Originally majoring in chemistry, Layton graduated with a degree in history and a minor in economics, and then entered the Ph.D. program in history. His initial advisor was John Higham, but in 1954 Higham left UCLA to take a position at Rutgers University, and George Mowry became Layton's advisor. He completed his Ph.D. in 1956.

== Career ==
In 1956, Layton took a one-year replacement position teaching American history at the University of Wisconsin while finishing up his Ph.D. dissertation. There, he met two other historians interested in technology, Abbot Payson Usher (who was visiting the university following his retirement from Harvard) and Eugene Ferguson.

Layton taught American history at The Ohio State University from 1957 to 1961, and at Purdue University from 1961 to 1965. In 1961, he published his first paper, in the Pacific Historical Review.

In 1965, Layton was invited to give a lecture in the History of Science Technology program at (what was then called) the Case Institute of Technology. He took a position as a professor at Case, where he taught until 1975.

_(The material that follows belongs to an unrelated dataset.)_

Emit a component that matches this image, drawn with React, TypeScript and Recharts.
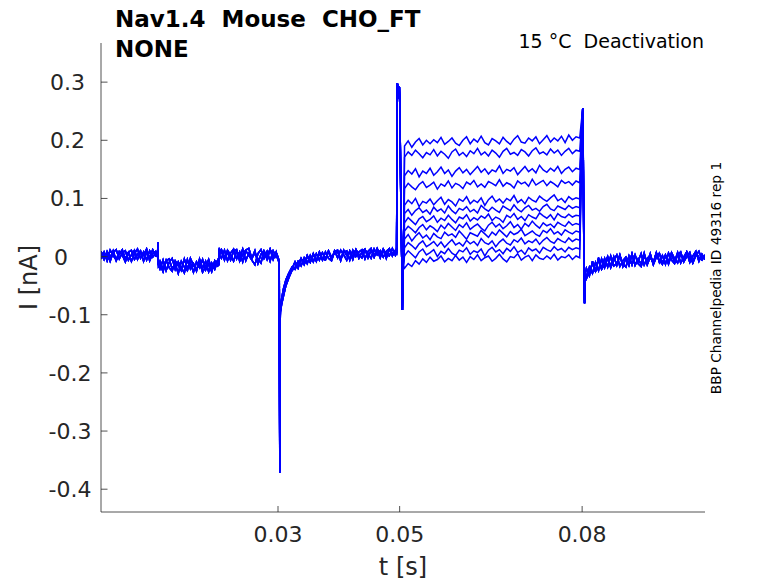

In 1971, based on work from his PhD thesis, Layton published the book The Revolt of the Engineers: Social Responsibility and the American Engineering Profession.

In 1975, Layton took a position as a professor of the history of science and technology at the University of Minnesota, where he remained until his retirement in 1998.

== Awards ==
Layton received several awards from the Society for the History of Technology (SHOT).

In 1971, Layton was awarded SHOT's Dexter Prize.

In 1990, Layton was awarded the Leonardo da Vinci Medal, the highest recognition from SHOT.

Layton served as vice president and president of the SHOT from 1983 to 1986.

In 2020, SHOT announced the Martha Trescott Prize, which is offered in honor of Layton, Frances McConnell Moore, and Carroll Pursell.